» What to work on:
Gather up the lines with the word "diagram" in them.

* * * * *

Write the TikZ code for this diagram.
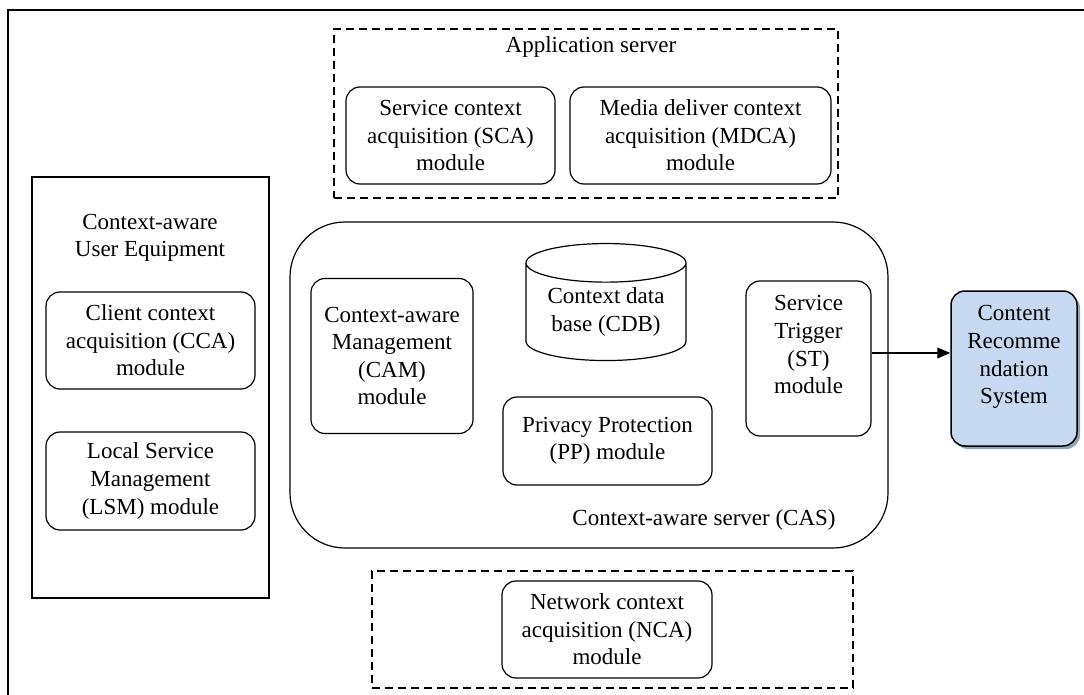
\documentclass[tikz,border=0pt]{standalone}
\usepackage{fontspec}
\setmainfont{Liberation Serif}
\usepackage{tikz}
\usetikzlibrary{arrows.meta,positioning,shapes.geometric,shadows}
\definecolor{ink}{HTML}{000000}
\definecolor{crsfill}{HTML}{C6D9F1}
\definecolor{crsshade}{HTML}{8EA6B4}
\tikzset{module/.style={draw=ink,rounded corners=14pt,line width=1.2pt,align=center,inner sep=0pt},
  group/.style={draw=ink,dash pattern=on 8pt off 5pt,line width=1.2pt,inner sep=0pt},
  plain/.style={align=center,inner sep=0pt},
  flow/.style={line width=1.1pt,draw=ink,-{Triangle[length=13pt,width=11pt]}}}

\begin{document}
\begin{tikzpicture}[x=1pt,y=-1pt,font=\fontsize{23}{27.6}\selectfont]
\useasboundingbox (0,0) rectangle (1084,695);
\clip (0,0) rectangle (1084,695);
\draw[ink,line width=1.8pt] (8,10) rectangle (1110,720);
% application server
\node[group,minimum width=504pt,minimum height=169pt] (appsrv) at (586,113.5) {};
\node[plain] (appsrvlabel) at (591,47) {Application server};
\node[module,minimum width=209pt,minimum height=97pt] (sca) at (450.5,135.5)
  {Service context\\acquisition (SCA)\\module};
\node[module,minimum width=261pt,minimum height=97pt] (mdca) at (700.5,135.5)
  {Media deliver context\\acquisition (MDCA)\\module};
% user equipment
\node[draw=ink,line width=1.2pt,minimum width=237pt,minimum height=421pt] (ue) at (150.5,387.5) {};
\node[plain] (uelabel) at (150,238) {Context-aware\\User Equipment};
\node[module,minimum width=209pt,minimum height=97pt] (cca) at (150.5,340.5)
  {Client context\\acquisition (CCA)\\module};
\node[module,minimum width=209pt,minimum height=98pt] (lsm) at (150.5,481)
  {Local Service\\Management\\(LSM) module};
% context-aware server
\node[module,rounded corners=55pt,minimum width=598pt,minimum height=326pt] (cas) at (589,385) {};
\node[plain] (caslabel) at (704,520) {Context-aware server (CAS)};
\node[module,minimum width=162pt,minimum height=155pt] (cam) at (392,356)
  {Context-aware\\Management\\(CAM)\\module};
\node[draw=ink,line width=1.2pt,cylinder,shape border rotate=90,aspect=0.33,
  minimum width=160pt,minimum height=117pt,align=center,inner sep=0pt] (cdb) at (606,312)
  {Context data\\base (CDB)};
\node[module,minimum width=209pt,minimum height=88pt] (pp) at (607.5,441)
  {Privacy Protection\\(PP) module};
\node[module,minimum width=125pt,minimum height=155pt] (st) at (808.5,358.5)
  {Service\\Trigger\\(ST)\\module\\~};
\node[module,fill=crsfill,line width=1.5pt,minimum width=126pt,minimum height=155pt,
  drop shadow={opacity=1,fill=crsshade,shadow xshift=3pt,shadow yshift=-3pt}] (crs) at (1014,368.5)
  {Content\\Recomme\\ndation\\System\\~};
\draw[flow] ([yshift=5.5pt]st.east) -- ([yshift=5.5pt]st.east -| crs.west);
% network
\node[group,minimum width=481pt,minimum height=117pt] (netgrp) at (612.5,629.5) {};
\node[module,minimum width=210pt,minimum height=97pt] (nca) at (607,629.5)
  {Network context\\acquisition (NCA)\\module};
\end{tikzpicture}
\end{document}
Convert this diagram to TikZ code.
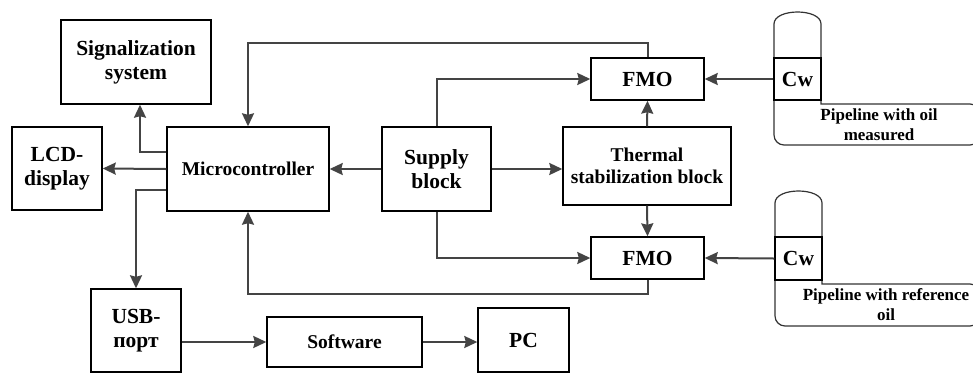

* * * * *

» The completed task:
Write the TikZ code for this diagram.
Convert this diagram to TikZ code.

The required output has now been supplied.